Records from a dataset:
----
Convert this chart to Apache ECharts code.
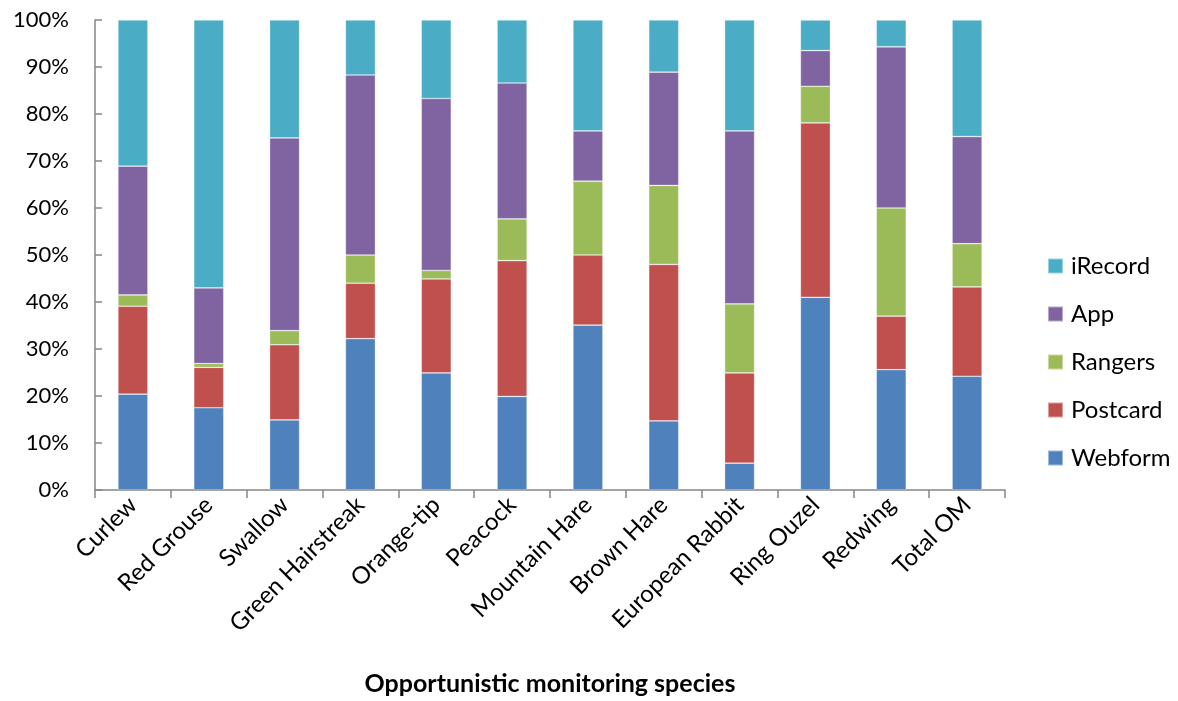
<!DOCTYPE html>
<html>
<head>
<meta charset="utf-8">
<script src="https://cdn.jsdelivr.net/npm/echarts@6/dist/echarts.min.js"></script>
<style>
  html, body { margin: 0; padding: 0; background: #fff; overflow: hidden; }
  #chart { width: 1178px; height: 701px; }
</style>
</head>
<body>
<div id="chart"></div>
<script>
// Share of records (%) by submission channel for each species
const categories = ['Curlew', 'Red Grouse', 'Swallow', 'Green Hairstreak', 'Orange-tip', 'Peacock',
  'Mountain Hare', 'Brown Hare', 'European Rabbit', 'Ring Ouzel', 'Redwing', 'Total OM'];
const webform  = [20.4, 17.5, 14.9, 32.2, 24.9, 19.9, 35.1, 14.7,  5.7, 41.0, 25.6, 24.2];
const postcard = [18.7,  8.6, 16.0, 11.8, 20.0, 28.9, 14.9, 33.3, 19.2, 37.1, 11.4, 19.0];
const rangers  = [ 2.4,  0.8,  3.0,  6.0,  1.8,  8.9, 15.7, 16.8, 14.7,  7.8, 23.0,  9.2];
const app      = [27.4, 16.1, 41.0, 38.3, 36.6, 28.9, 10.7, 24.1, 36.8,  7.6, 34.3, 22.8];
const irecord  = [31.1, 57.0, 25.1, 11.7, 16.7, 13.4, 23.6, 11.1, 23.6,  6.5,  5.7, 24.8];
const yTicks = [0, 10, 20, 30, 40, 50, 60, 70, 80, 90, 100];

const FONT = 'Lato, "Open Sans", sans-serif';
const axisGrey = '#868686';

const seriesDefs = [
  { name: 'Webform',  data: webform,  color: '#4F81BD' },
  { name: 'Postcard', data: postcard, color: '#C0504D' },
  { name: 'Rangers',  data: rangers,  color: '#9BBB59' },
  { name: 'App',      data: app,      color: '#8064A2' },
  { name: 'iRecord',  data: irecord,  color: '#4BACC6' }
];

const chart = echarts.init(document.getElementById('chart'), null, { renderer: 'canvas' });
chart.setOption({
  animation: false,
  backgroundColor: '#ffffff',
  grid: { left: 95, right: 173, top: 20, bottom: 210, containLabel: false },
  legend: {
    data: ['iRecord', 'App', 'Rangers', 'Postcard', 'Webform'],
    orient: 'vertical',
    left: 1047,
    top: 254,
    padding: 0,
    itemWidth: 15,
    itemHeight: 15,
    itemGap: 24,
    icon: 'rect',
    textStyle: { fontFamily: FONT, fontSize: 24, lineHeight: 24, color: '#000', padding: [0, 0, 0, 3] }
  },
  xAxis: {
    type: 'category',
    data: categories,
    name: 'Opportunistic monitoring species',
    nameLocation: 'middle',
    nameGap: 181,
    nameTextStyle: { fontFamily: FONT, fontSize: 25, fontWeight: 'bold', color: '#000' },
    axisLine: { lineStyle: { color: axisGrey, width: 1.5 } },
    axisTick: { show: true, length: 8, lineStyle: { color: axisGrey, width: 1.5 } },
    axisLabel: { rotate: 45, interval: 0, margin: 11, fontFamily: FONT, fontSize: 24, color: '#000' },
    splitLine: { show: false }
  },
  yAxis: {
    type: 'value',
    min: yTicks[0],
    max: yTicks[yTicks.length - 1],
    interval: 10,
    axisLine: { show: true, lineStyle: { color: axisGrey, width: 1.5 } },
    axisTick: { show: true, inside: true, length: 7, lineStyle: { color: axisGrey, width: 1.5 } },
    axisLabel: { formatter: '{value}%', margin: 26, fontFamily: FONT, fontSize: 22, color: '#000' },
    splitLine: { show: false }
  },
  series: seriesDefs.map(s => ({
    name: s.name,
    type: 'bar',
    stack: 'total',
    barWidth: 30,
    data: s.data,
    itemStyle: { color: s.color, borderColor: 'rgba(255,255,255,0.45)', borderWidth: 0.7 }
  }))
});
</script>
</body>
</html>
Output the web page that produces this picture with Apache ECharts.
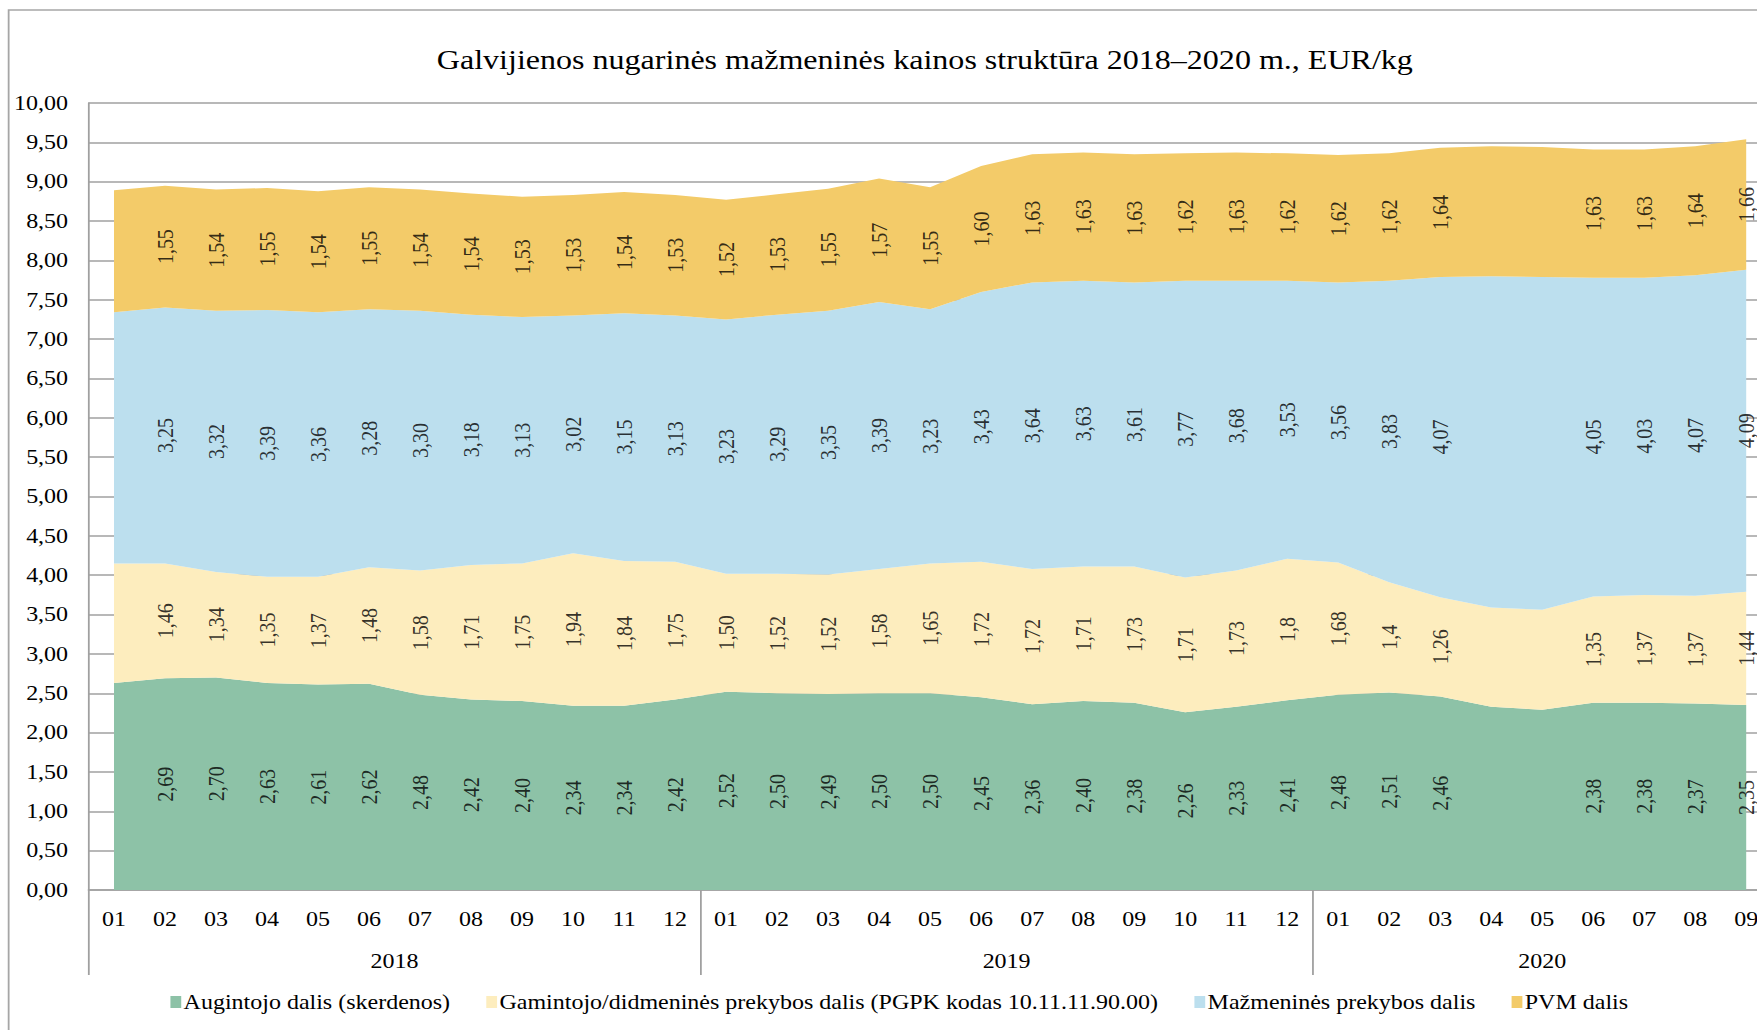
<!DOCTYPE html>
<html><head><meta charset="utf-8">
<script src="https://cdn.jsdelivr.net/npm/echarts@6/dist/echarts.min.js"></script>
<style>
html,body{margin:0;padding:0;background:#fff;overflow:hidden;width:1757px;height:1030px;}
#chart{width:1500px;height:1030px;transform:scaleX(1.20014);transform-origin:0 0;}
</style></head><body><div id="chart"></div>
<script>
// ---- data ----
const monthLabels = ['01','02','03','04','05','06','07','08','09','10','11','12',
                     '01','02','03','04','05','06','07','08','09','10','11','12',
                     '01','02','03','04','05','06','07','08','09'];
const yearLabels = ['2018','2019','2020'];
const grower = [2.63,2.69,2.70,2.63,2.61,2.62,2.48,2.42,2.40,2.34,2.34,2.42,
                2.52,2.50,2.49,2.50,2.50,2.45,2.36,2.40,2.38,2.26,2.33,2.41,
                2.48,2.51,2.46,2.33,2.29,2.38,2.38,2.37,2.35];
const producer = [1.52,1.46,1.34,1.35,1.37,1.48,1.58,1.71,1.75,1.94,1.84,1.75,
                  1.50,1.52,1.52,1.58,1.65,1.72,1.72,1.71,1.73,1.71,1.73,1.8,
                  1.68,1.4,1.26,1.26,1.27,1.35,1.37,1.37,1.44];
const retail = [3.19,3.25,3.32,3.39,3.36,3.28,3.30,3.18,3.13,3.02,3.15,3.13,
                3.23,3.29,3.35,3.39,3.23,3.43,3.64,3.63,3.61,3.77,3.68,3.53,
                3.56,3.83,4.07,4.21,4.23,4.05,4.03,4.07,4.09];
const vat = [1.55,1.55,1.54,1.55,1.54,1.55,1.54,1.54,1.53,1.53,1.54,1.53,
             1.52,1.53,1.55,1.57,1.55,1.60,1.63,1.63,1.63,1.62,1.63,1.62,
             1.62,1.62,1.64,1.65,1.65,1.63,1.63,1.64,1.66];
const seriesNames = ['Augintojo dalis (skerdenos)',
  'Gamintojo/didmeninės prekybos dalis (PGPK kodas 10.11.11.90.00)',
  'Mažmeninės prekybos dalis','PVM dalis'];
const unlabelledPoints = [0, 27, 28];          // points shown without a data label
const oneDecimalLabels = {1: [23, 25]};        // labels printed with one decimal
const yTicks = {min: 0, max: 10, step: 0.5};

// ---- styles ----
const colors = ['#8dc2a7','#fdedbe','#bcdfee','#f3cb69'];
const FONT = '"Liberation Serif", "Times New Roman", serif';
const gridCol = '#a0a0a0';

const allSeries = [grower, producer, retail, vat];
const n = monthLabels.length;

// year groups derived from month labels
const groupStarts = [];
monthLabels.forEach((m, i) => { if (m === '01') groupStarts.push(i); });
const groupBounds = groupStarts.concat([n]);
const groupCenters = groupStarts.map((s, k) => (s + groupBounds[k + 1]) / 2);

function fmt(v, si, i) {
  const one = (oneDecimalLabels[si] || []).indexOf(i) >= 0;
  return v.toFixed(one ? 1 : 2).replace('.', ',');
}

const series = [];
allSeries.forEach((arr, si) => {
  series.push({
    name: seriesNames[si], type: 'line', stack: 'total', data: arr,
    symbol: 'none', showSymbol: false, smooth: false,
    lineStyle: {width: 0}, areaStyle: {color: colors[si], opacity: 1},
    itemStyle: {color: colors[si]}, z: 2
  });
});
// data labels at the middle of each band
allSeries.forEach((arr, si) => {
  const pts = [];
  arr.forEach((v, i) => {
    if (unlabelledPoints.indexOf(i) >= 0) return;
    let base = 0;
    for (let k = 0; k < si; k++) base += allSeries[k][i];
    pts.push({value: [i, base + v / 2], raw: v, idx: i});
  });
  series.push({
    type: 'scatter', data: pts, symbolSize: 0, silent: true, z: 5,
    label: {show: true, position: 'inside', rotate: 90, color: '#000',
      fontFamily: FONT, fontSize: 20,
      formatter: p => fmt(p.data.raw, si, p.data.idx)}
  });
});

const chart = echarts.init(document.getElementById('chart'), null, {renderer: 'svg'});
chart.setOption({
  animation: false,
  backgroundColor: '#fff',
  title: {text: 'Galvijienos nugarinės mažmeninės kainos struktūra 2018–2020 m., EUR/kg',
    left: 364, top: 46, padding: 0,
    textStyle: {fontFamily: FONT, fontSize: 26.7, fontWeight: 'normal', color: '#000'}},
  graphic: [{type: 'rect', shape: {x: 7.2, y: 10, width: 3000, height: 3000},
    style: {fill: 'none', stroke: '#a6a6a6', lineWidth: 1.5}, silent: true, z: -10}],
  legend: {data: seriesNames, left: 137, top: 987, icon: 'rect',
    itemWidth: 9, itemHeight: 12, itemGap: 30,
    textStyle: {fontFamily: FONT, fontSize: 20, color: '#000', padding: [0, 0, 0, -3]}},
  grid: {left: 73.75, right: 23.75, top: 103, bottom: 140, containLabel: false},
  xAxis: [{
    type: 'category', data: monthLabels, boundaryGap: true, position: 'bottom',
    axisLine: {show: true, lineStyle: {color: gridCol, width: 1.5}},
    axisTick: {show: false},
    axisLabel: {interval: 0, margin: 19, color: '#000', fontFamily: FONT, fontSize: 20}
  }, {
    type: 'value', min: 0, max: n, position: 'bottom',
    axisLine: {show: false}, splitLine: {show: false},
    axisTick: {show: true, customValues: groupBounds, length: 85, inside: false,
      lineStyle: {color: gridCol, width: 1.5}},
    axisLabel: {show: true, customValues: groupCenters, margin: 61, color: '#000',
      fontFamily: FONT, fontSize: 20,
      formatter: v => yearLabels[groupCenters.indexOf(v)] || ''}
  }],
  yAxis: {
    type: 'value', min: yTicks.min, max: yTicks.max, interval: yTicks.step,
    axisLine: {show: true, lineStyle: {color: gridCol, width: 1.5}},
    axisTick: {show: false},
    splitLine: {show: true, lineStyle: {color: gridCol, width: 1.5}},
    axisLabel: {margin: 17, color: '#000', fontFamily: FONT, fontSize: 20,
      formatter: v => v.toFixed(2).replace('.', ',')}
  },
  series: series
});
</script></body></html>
----
§ **Your goal**
Gather up every line in the data above that contains the word "this", copying each one.

§ **Correct answer**
Convert this chart to Apache ECharts code.
Output the web page that produces this picture with Apache ECharts.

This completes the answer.